Doch erinnern wird man sich nach dem enthusiastisch feiernden Augenblick wohl eher an das irgendwo zwischen fragiler Banjo-Nummer mit Helium-Stimme schmusende 8, die spooky ihren Drive findende Halluzinogen-Kinderspieluhr ilomilo oder die vage bleibende Pianoballade listen before i go im melancholischen Halbschlaf, die perlend das Cinemascope alter Klassiker skizziert, dabei aber doch nicht greifbar wird, bevor der elegische Epilog goodbye als versöhnlicher Abspann die wunderbar unspektakulär auf Einkehr gepolte Schlußphase von When We All Fall Asleep, Where Do We Go? eint.

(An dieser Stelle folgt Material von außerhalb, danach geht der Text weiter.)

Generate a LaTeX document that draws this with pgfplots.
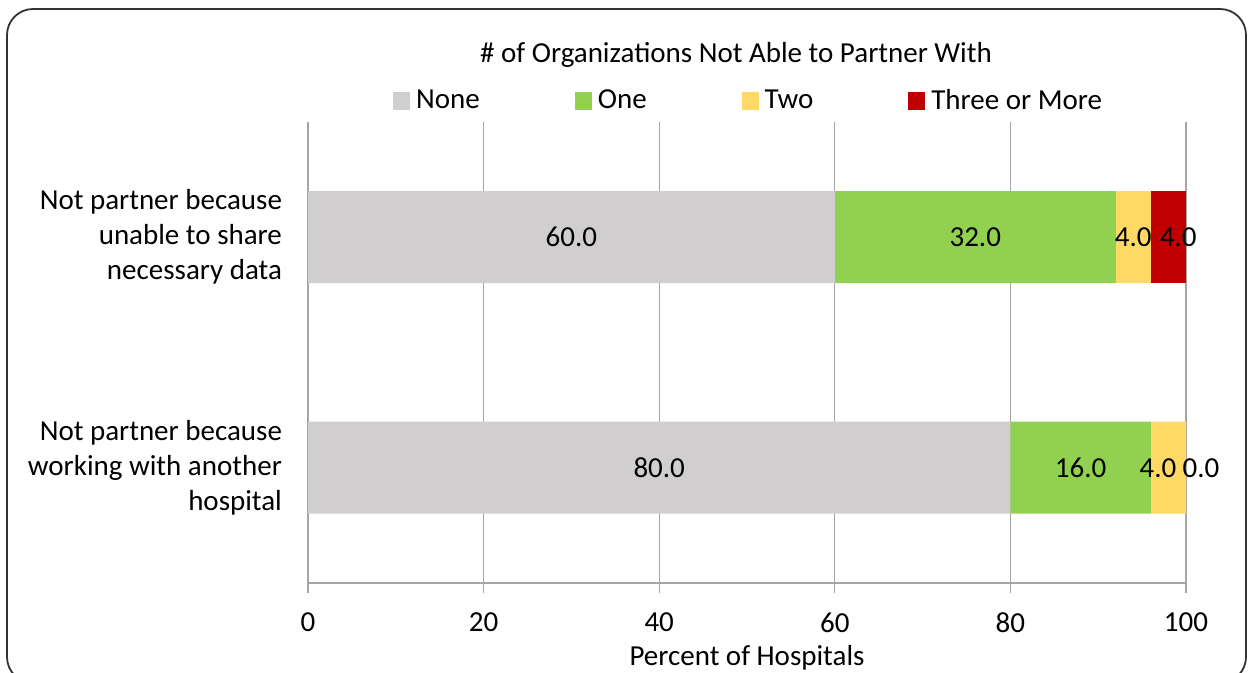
\documentclass[border=0pt]{standalone}
\usepackage{pgfplots}
\pgfplotsset{compat=1.18}
\usepackage{fontspec}
\setmainfont{Carlito}
\definecolor{cNone}{HTML}{D0CECE}
\definecolor{cOne}{HTML}{92D050}
\definecolor{cTwo}{HTML}{FFD966}
\definecolor{cThree}{HTML}{C00000}
\definecolor{gridc}{HTML}{A6A6A6}
\begin{document}
\fontsize{14.5bp}{17.5bp}\selectfont
\begin{tikzpicture}
\useasboundingbox (0,0) rectangle (626bp,336.5bp);
\draw[black!80, line width=0.9bp, rounded corners=13bp] (3.5bp,-5bp) rectangle (623bp,332bp);
\node[font=\fontsize{14.5bp}{17.5bp}\selectfont] at (368bp,309bp) {\# of Organizations Not Able to Partner With};
\begin{axis}[
  at={(154bp,45bp)}, anchor=south west,
  width=439bp, height=230.5bp, scale only axis,
  xbar stacked, bar width=46bp,
  xmin=0, xmax=100, ymin=-0.5, ymax=1.5,
  xtick={0,20,40,60,80,100},
  ytick={0,1},
  yticklabels={{Not partner because\\working with another\\hospital},{Not partner because\\unable to share\\necessary data}},
  yticklabel style={align=right, font=\fontsize{14.5bp}{17.5bp}\selectfont, xshift=-3bp},
  xticklabel style={font=\fontsize{14.5bp}{17.5bp}\selectfont, yshift=-5bp},
  /pgf/number format/assume math mode=true,
  axis x line*=bottom, axis y line*=left,
  axis line style={gridc, line width=1bp},
  x axis line style={-}, y axis line style={-, line width=0.6bp},
  xmajorgrids, grid style={gridc, line width=0.6bp},
  tick style={gridc, line width=0.6bp},
  xtick pos=bottom, tick align=outside, major tick length=5bp,
  y tick style={draw=none},
  xlabel={Percent of Hospitals},
  xlabel style={font=\fontsize{14.5bp}{17.5bp}\selectfont, yshift=3.5bp},
  legend columns=4,
  legend style={draw=none, fill=none, at={(0.503,1.045)}, anchor=center,
    font=\fontsize{14.5bp}{17.5bp}\selectfont,
    /tikz/every even column/.append style={column sep=45.5bp},
    /tikz/every odd column/.append style={column sep=1bp}},
  legend image code/.code={\fill[#1] (0bp,-4.5bp) rectangle (8.5bp,4.5bp);},
]
\addplot[fill=cNone, draw=none] coordinates {(60,1) (80,0)};
\addplot[fill=cOne, draw=none] coordinates {(32,1) (16,0)};
\addplot[fill=cTwo, draw=none] coordinates {(4,1) (4,0)};
\addplot[fill=cThree, draw=none] coordinates {(4,1) (0,0)};
\legend{None, One, Two, Three or More}
\end{axis}
\begin{axis}[
  at={(154bp,45bp)}, anchor=south west,
  width=439bp, height=230.5bp, scale only axis,
  xmin=0, xmax=100, ymin=-0.5, ymax=1.5,
  hide axis, clip=false,
]
\addplot[draw=none, mark=none, nodes near coords, point meta=explicit symbolic,
  every node near coord/.append style={anchor=center, font=\fontsize{14.5bp}{17.5bp}\selectfont}]
  table[meta=label] {
x y label
30 1 60.0
76 1 32.0
94 1 4.0
99.1 1 4.0
40 0 80.0
88 0 16.0
96.8 0 4.0
101.7 0 0.0
};
\end{axis}
\end{tikzpicture}
\end{document}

Warum man aber auch über When We All Fall Asleep, Where Do We Go? mit Eilish rechnen wird müssen, zeigen die beiden bereits jetzt erwachsendsten Songs der Platte. i love you ist eine universelle Ballsaal-Schönheit und zärtliche Gitarren-Streicheleinheit, die mit kleiner Geste die herzerweichende Gefühle aufgehen lässt und when the party’s over zaubert als sphärisch streichelnder Soul, dreht sich in Zeitlupe unter einerm endlosen Sternenhimmel, der deklariert: Ja, When We All Fall Asleep, Where Do We Go? hätte mit ein paar Kniffen, schlüssigeren Spannungsbogen, strengeren Narrativ, schlüssigerer Songauswahl und weniger juveniler Zielpublikum-Sprunghaftigkeit noch besser ausfallen können. Weswegen die (wertungstechnisch leichten Welpenschutz bekommenden) Platte über weite Strecken eher als Momentaufnahme begeistert, aber auch tatsächlich wenig Zweifel daran lässt, dass Eilish die Zukunft gehören könnte.